Retype word for word the first line of the listing and each line after it up to the line with "4.93, 1.41, 5.56];", with the pictures taken out.
-- BEGIN --
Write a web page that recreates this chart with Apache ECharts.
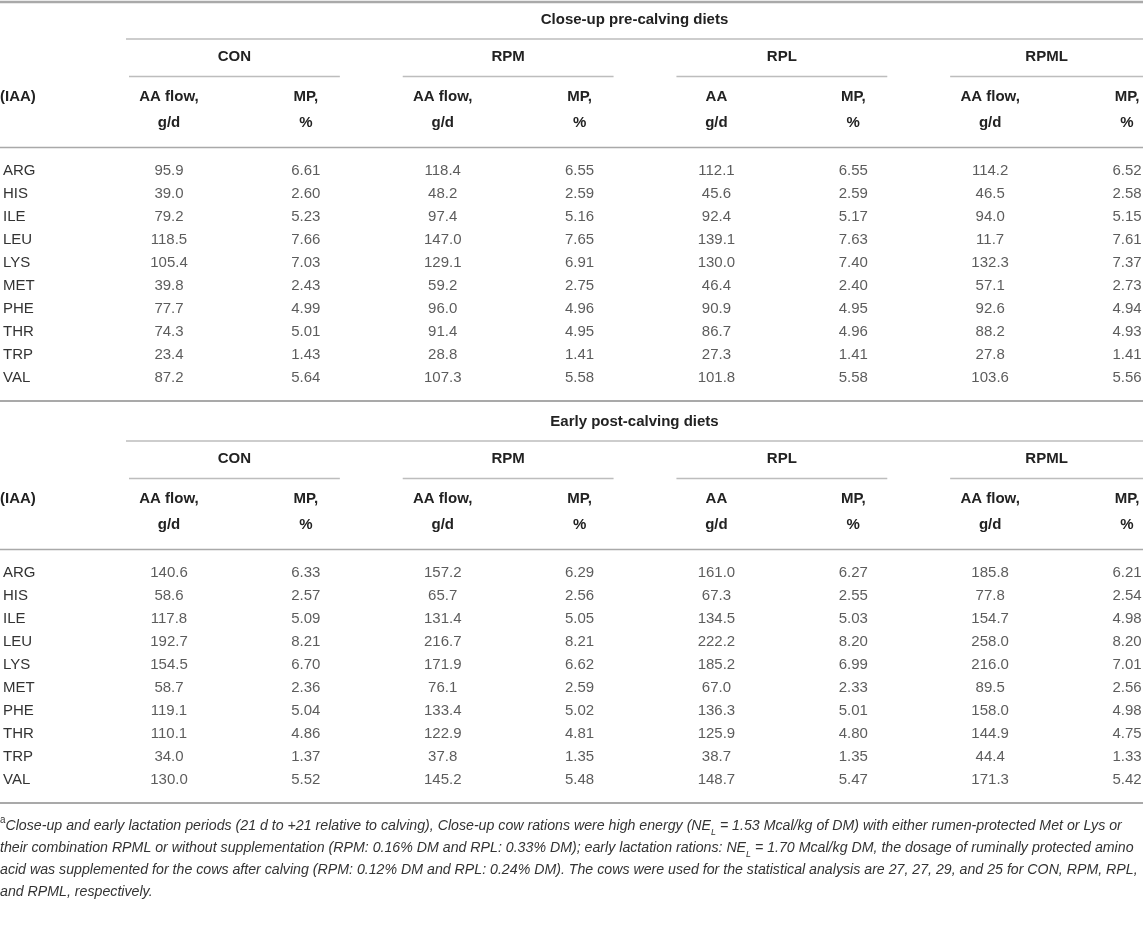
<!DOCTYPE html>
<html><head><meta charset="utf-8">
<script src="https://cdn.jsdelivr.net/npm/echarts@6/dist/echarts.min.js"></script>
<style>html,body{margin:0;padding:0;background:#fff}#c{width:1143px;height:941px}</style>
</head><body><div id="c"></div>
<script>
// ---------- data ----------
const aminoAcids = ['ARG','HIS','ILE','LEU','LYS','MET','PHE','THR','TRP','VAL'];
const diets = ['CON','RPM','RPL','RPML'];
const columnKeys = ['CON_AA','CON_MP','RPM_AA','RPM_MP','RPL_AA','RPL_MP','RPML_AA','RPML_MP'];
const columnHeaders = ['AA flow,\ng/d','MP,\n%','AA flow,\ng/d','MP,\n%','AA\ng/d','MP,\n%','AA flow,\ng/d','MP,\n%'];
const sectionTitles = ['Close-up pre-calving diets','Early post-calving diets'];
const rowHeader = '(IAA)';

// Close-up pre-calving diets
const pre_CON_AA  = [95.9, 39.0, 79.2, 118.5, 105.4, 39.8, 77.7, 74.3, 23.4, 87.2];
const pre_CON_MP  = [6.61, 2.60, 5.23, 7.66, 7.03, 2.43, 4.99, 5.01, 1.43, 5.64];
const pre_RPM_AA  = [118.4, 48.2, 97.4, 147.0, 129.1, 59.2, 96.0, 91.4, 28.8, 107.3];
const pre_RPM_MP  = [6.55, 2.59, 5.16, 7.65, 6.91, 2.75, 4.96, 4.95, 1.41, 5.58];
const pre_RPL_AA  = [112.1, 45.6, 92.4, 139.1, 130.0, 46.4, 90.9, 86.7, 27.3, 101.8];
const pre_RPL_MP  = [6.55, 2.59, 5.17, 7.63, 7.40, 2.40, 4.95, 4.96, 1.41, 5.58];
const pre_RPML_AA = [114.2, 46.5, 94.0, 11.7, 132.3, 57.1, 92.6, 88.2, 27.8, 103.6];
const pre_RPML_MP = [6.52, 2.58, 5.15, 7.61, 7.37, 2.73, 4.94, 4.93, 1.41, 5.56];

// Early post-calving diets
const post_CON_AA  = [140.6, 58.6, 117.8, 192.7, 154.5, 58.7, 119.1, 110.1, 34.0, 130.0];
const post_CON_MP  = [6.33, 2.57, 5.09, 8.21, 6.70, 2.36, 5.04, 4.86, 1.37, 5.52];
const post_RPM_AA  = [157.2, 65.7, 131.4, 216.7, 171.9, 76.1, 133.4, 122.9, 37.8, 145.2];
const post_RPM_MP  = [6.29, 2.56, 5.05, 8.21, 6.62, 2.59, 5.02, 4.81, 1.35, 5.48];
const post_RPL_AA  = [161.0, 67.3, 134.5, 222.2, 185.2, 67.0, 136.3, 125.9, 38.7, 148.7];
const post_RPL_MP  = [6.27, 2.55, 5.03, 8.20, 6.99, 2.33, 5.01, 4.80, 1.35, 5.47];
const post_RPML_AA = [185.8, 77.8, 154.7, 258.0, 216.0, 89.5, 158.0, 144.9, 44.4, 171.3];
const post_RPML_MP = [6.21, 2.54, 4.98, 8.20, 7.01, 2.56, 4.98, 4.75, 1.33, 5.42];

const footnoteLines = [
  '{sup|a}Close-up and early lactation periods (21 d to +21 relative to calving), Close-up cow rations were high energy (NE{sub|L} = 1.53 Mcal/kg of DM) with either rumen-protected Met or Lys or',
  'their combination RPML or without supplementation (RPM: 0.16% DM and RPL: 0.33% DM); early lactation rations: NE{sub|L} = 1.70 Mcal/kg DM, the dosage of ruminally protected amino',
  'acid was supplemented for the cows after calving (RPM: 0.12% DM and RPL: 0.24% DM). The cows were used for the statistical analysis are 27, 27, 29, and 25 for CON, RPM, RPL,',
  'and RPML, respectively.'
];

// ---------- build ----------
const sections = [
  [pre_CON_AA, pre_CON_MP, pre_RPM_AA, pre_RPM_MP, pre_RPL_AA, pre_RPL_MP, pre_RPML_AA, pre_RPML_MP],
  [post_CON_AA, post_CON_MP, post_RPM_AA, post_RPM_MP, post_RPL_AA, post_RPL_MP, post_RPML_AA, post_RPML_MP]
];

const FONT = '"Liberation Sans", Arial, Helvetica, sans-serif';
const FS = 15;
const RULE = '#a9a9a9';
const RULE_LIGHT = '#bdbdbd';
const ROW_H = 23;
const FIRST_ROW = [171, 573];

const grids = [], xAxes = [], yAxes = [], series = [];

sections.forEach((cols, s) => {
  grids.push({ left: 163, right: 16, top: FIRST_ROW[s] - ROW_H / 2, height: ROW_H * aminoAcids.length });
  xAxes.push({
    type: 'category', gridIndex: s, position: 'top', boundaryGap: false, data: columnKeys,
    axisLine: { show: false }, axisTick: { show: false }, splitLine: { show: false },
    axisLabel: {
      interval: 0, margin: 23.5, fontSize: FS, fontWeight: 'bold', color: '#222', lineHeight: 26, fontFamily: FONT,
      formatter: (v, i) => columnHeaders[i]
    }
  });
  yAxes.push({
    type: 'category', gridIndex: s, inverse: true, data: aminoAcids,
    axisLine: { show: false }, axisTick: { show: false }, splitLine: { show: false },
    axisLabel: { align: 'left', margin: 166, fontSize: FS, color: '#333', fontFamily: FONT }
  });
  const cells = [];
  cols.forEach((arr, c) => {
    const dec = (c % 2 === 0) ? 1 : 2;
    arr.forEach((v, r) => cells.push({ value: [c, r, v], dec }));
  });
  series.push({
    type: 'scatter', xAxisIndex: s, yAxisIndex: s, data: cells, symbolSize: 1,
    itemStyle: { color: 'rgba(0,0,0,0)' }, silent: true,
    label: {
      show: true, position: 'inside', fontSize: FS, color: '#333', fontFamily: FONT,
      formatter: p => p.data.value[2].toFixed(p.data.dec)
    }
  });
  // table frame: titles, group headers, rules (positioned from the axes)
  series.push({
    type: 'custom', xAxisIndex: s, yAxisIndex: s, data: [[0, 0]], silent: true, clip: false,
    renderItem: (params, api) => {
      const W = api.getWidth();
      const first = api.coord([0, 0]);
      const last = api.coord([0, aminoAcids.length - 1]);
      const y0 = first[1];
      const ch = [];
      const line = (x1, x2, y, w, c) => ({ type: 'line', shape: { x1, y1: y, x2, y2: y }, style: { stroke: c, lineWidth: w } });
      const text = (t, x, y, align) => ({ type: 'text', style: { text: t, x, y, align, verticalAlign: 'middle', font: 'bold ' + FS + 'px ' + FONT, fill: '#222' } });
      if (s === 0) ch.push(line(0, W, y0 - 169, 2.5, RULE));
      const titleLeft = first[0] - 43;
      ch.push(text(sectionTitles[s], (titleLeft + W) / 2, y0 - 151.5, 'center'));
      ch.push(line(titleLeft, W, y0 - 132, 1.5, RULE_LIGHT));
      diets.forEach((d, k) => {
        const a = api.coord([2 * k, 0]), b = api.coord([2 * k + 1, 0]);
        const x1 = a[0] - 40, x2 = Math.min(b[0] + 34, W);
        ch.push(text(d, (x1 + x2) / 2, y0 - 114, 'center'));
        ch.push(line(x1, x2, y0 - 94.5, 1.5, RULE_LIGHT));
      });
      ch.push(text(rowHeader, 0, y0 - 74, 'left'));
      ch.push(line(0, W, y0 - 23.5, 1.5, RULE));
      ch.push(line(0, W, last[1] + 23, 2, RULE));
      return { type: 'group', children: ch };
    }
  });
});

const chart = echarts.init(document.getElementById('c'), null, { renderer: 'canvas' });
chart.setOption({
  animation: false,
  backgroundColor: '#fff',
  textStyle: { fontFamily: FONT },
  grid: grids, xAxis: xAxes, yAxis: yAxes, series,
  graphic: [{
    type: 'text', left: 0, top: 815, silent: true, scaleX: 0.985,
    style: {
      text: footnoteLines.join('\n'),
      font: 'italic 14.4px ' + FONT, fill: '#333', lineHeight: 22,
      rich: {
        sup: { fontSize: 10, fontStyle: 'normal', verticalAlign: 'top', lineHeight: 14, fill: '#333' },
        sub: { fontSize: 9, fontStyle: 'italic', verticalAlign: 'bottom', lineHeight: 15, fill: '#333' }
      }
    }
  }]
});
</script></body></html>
-- END --
Full answer:
Write a web page that recreates this chart with Apache ECharts.
<!DOCTYPE html>
<html><head><meta charset="utf-8">
<script src="https://cdn.jsdelivr.net/npm/echarts@6/dist/echarts.min.js"></script>
<style>html,body{margin:0;padding:0;background:#fff}#c{width:1143px;height:941px}</style>
</head><body><div id="c"></div>
<script>
// ---------- data ----------
const aminoAcids = ['ARG','HIS','ILE','LEU','LYS','MET','PHE','THR','TRP','VAL'];
const diets = ['CON','RPM','RPL','RPML'];
const columnKeys = ['CON_AA','CON_MP','RPM_AA','RPM_MP','RPL_AA','RPL_MP','RPML_AA','RPML_MP'];
const columnHeaders = ['AA flow,\ng/d','MP,\n%','AA flow,\ng/d','MP,\n%','AA\ng/d','MP,\n%','AA flow,\ng/d','MP,\n%'];
const sectionTitles = ['Close-up pre-calving diets','Early post-calving diets'];
const rowHeader = '(IAA)';

// Close-up pre-calving diets
const pre_CON_AA  = [95.9, 39.0, 79.2, 118.5, 105.4, 39.8, 77.7, 74.3, 23.4, 87.2];
const pre_CON_MP  = [6.61, 2.60, 5.23, 7.66, 7.03, 2.43, 4.99, 5.01, 1.43, 5.64];
const pre_RPM_AA  = [118.4, 48.2, 97.4, 147.0, 129.1, 59.2, 96.0, 91.4, 28.8, 107.3];
const pre_RPM_MP  = [6.55, 2.59, 5.16, 7.65, 6.91, 2.75, 4.96, 4.95, 1.41, 5.58];
const pre_RPL_AA  = [112.1, 45.6, 92.4, 139.1, 130.0, 46.4, 90.9, 86.7, 27.3, 101.8];
const pre_RPL_MP  = [6.55, 2.59, 5.17, 7.63, 7.40, 2.40, 4.95, 4.96, 1.41, 5.58];
const pre_RPML_AA = [114.2, 46.5, 94.0, 11.7, 132.3, 57.1, 92.6, 88.2, 27.8, 103.6];
const pre_RPML_MP = [6.52, 2.58, 5.15, 7.61, 7.37, 2.73, 4.94, 4.93, 1.41, 5.56];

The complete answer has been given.